Over the last few days, we have actively engaged with our shareholders and representative bodies, including the proxy advisers regarding the AGM voting, and we recognise and understand that there were a number of concerns predominantly caused by the changes implemented earlier this year to our long-term incentive plan awarded in 2016 and 2017. The decision made by the remuneration committee to remove the EPS performance metric from those awards was taken after engagement with major shareholders and external advisors and was as a direct result of the implementation of our fleet optimisation strategy which, whilst positive for the Company, had an adverse impact on EPS and in turn the part of the awards subject to EPS. Therefore, we felt the awards would not align management to the long-term interests of the Company. Following the AGM result, the remuneration committee will be engaging further with major shareholders regarding the changes to the long-term incentive plan for years 2016 and 2017, as well as the proposals for the performance metrics for future long-term incentive awards, with a view to reaching agreement on all elements of the long term incentive awards.
The remuneration committee remains committed to ensuring support from shareholders on all remuneration matters and will continue with an annual programme of engagement to discuss the Group's approach to remuneration, including the Remuneration Policy, which will be proposed as a resolution at the AGM in 2019.
Further, the Board acknowledges that although resolution 10 was passed, a significant minority voted against the re-election of Andrew Allner and, following shareholder engagement, the primary reason for this is concern over the number of Board positions held by Andrew as well as his tenure. Andrew has remained a non-executive director of the Group, past the normal nine-year tenure, at the request of the Board to facilitate continuity during a period of change, and the Board is grateful for his support and significant contribution during this period. The Nomination Committee is already reviewing Board evolution and succession planning and will consider the voting at the AGM in the context of that evolution. The Nomination Committee will make recommendations to the Board as and when appropriate during the financial year.
Notes from last year:
Proxy Voting results for the AGM held on 18 September 2018
Subsequent to the statement made with the results of the 2018 AGM the Board has considered at length the reasons behind the significant votes against the resolutions to approve the Directors’ Remuneration Report (58%) and the re-election of Andrew Allner as a Director of the Company (28%). In the meantime, there has also been significant engagement with shareholders.
In the run up to, and following the 2018 AGM the Remuneration Committee Chair engaged with leading shareholders and their representative bodies to seek to fully understand their views on:
These discussions are continuing and we are grateful for the time and consideration given by those we have engaged with to date. These views have differed from one another and we have been seeking to find common ground.
Very early on, the Remuneration Committee decided to reverse its decision to amend the changes made to the performance conditions for the 2016 and 2017 long-term incentive awards, reinstating the EPS measure and original targets to those awards. This has been communicated to those current and former Directors affected.

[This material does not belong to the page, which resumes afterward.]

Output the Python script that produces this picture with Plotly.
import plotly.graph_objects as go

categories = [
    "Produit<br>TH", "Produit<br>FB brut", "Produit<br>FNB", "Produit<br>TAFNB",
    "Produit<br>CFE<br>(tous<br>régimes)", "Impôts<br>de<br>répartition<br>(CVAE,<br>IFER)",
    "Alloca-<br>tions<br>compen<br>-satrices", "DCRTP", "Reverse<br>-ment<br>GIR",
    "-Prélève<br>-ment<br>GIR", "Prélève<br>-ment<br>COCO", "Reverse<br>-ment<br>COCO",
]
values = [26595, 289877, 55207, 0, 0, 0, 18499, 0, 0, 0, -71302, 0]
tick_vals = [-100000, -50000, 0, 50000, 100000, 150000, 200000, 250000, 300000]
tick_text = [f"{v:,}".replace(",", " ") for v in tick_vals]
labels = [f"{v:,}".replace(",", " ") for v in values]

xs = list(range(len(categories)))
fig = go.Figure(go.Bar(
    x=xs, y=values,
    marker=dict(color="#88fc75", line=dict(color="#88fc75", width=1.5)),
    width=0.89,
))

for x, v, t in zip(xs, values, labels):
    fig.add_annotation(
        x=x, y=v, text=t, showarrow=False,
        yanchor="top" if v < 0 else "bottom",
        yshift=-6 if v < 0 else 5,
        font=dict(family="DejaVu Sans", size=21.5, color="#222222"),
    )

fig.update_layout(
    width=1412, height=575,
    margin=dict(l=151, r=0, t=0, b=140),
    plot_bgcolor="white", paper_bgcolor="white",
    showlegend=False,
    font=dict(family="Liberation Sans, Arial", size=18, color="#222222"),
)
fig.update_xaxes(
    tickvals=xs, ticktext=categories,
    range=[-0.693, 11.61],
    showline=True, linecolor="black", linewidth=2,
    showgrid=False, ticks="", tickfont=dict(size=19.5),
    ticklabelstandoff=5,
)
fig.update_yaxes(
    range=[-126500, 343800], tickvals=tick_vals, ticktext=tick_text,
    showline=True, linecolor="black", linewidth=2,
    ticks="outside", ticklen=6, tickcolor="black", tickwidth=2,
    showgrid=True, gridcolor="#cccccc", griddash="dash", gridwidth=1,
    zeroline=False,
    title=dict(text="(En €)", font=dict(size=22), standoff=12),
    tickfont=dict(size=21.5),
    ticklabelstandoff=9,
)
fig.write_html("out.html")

The performance conditions for the 2018 long-term incentive awards and the new Policy are still being developed and we have received valuable suggestions from shareholders and their representative bodies. We expect to have confirmed the 2018 LTIP conditions soon and the Policy will reflect changes as a result of the UK Corporate Governance Code applying to the Company from 1 May 2019.
The Remuneration Committee remains committed to ensuring support from shareholders on all remuneration matters and will continue with an annual programme of engagement to discuss the Group's approach to remuneration.
As announced on 16 October 2018 Andrew Allner retired from the Board on 31 December 2018. On 21 December we announced that John Pattullo would join the Board as a non-executive Director on 1 January 2019.